We didn't go to Mish to directly share our faith; we went to serve the community in any way we could. Our First Nations have a history with the Church that is painful, so we wanted to simply be there to help, to build relationships, and to represent our faith in action rather than words.
Paul has been making trips to that community for ten years. He has driven a truck there in winter with others, more than once; when the roads were being closed down around them, because there was winter clothing to deliver, as well as food and Christmas gifts for the children. In addition he has gone with different groups of people year after year in the summers.
What drives him is love for a group of people God gave him a special passion for. His faithfulness and consistency in that community has won acceptance for any people who come with him. Susan told me how different it was when she went for the first time, several years ago. She said that the children were the same, eager to participate in activities, but the adults ignored their presence.
On this, my first experience in Mish, I sensed quiet acceptance and trust. People who were Christians made themselves known to us and I was struck by the clear distinction between following the Lord, or not. In our secularized culture the lines can get blurred; not so in the north, at least not from my observation. A drug and mental health youth worker we spoke to said that there is a lot of spiritual warfare in the community and you can see that in a way that is not so obvious in the south. The small white historical Anglican church was burned to the ground not long ago, but Pastor Mervin said that God is dealing with the man that did it--a sign of hope. Paul has a vision to bring Pastor Mervin south to share his personal story of coming to faith; it is a story of someone who truly came from darkness into light.

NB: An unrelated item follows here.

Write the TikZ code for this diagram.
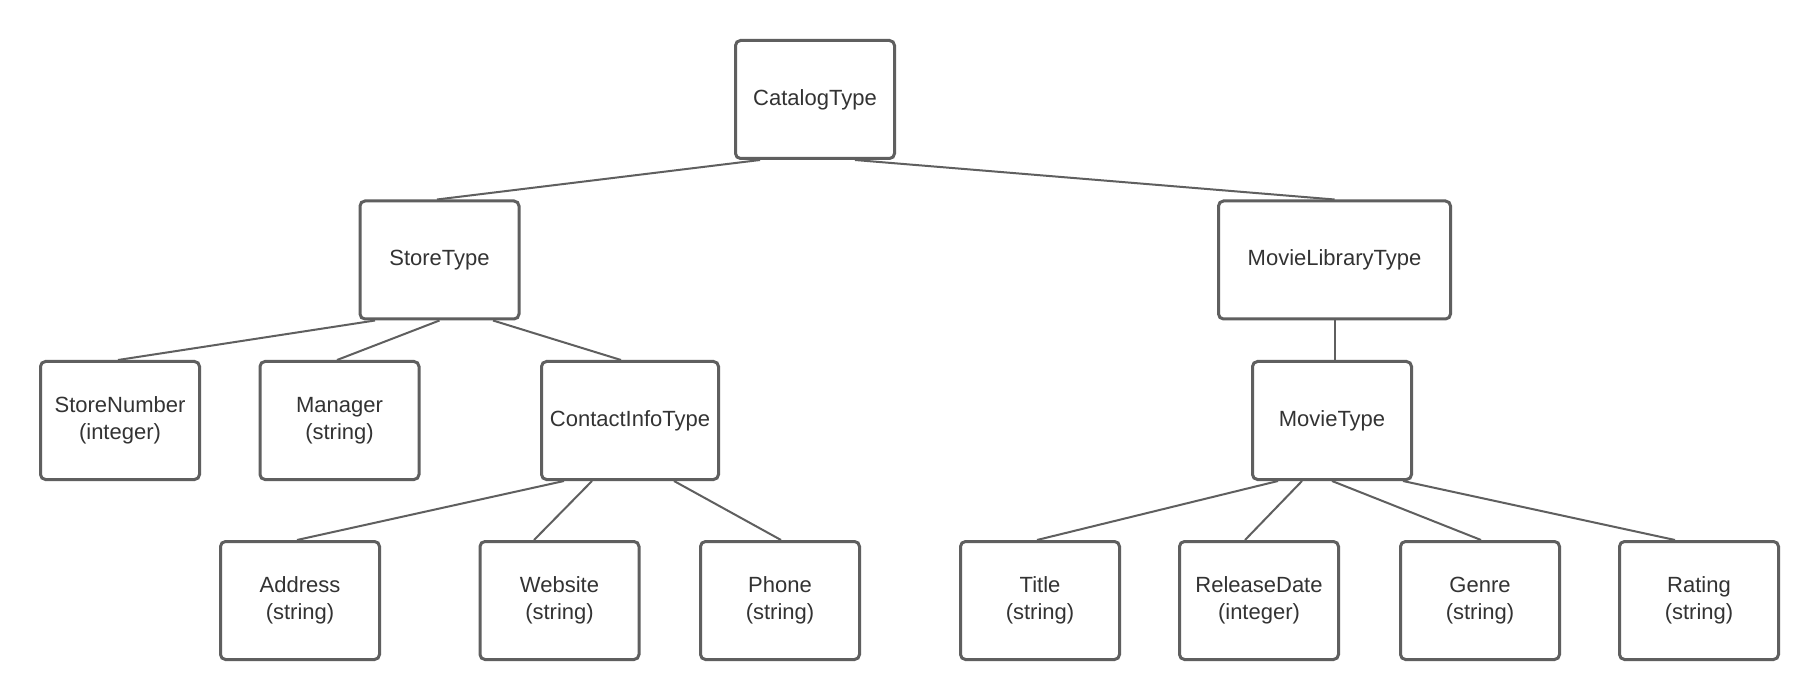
\documentclass[tikz,border=0pt]{standalone}
\usepackage{fontspec}
\setmainfont{Liberation Sans}
\definecolor{linegray}{RGB}{95,95,95}
\definecolor{textgray}{RGB}{51,51,51}
\tikzset{
  box/.style={draw=linegray, line width=3pt, rounded corners=5pt, fill=white,
    minimum width=159pt, minimum height=118pt, inner sep=0pt, align=center,
    text=textgray, font=\fontsize{22pt}{27pt}\selectfont},
  conn/.style={draw=linegray, line width=2pt},
}
\begin{document}
\begin{tikzpicture}[x=1pt,y=-1pt]
\useasboundingbox[fill=white] (0,0) rectangle (1820,700);
% row 0
\node[box] (cat) at (815,99.5) {CatalogType};
% row 1
\node[box] (store) at (439.5,260) {StoreType};
\node[box, minimum width=232pt] (mlib) at (1334.5,260) {MovieLibraryType};
% row 2
\node[box] (snum) at (120,420.5) {StoreNumber\\(integer)};
\node[box] (mgr) at (339.5,420.5) {Manager\\(string)};
\node[box, minimum width=177pt] (contact) at (630,420.5) {ContactInfoType};
\node[box] (movie) at (1332,420.5) {MovieType};
% row 3
\node[box] (addr) at (300,600.5) {Address\\(string)};
\node[box] (web) at (559.5,600.5) {Website\\(string)};
\node[box] (phone) at (780,600.5) {Phone\\(string)};
\node[box] (title) at (1040,600.5) {Title\\(string)};
\node[box] (rel) at (1259,600.5) {ReleaseDate\\(integer)};
\node[box] (genre) at (1480,600.5) {Genre\\(string)};
\node[box] (rating) at (1699,600.5) {Rating\\(string)};
% connectors
\draw[conn] ([xshift=-55pt]cat.south) -- ([xshift=-2.5pt]store.north);
\draw[conn] ([xshift=40pt]cat.south) -- (mlib.north);
\draw[conn] ([xshift=-64.5pt]store.south) -- ([xshift=-2pt]snum.north);
\draw[conn] (store.south) -- ([xshift=-2.5pt]mgr.north);
\draw[conn] ([xshift=53.5pt]store.south) -- ([xshift=-9pt]contact.north);
\draw[conn] (mlib.south) -- (mlib.south |- movie.north);
\draw[conn] ([xshift=-66pt]contact.south) -- ([xshift=-3pt]addr.north);
\draw[conn] ([xshift=-38pt]contact.south) -- ([xshift=-25.5pt]web.north);
\draw[conn] ([xshift=44pt]contact.south) -- ([xshift=1pt]phone.north);
\draw[conn] ([xshift=-54pt]movie.south) -- ([xshift=-3pt]title.north);
\draw[conn] ([xshift=-30pt]movie.south) -- ([xshift=-14pt]rel.north);
\draw[conn] (movie.south) -- ([xshift=1pt]genre.north);
\draw[conn] ([xshift=71pt]movie.south) -- ([xshift=-24pt]rating.north);
\end{tikzpicture}
\end{document}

Many families are damaged by alcoholism and drugs, and yet there is hope. I sat and listened to a woman who told me that after 28 years of abusive relationships and existing in an alcoholic haze to numb the pain; she made a change with the strength she found in faith in God, and has been living a life free of abuse and alcohol for many years. As she told me her story of guilt over a child whose death she blamed herself for, I saw someone who had suffered more than I can imagine, and was a victor. I was humbled in her gentle presence and thankful beyond words for faith in God who "makes all things new."
Marita, the custodian of the school, told me the names of her grandchildren, including Shekinah and Genesis. What beautiful and evocative names. Kendra, Marita's daughter, said that Genesis's first name is Bitubin, which is an Ojibway word for that first gleam of light along the horizon just as the sun is rising. Before his birth she had several dreams in a row of that gleam of light, and a boy standing there.

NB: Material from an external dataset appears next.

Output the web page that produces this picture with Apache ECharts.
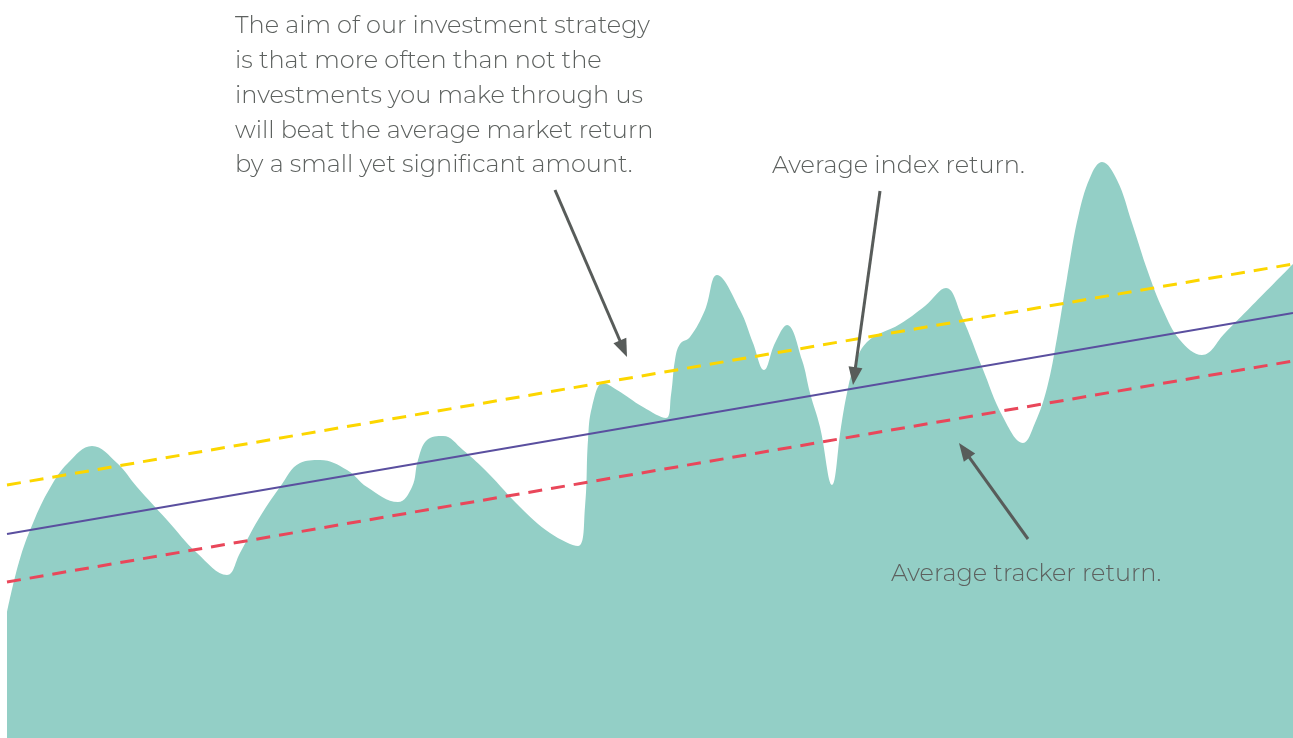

I pray that Bitubin will represent that gleam of light for his generation; a Genesis, a new beginning for the children of Mish
That morning, most of our group left to set up the activities for the children, and Joyce and I were to follow with lunch. We had just started preparing it when one of the custodial staff came to us with a request for prayer on behalf of another staff who was worried about her daughter, just hospitalized in much pain with a kidney infection. We found her, clutching a tissue and in tears of anxiety. We prayed with her, for peace and for healing and felt the stress lift a little at least. We were so happy a few days later to hear good news, that she was much better.
All we had to do was be available to God. He was using us.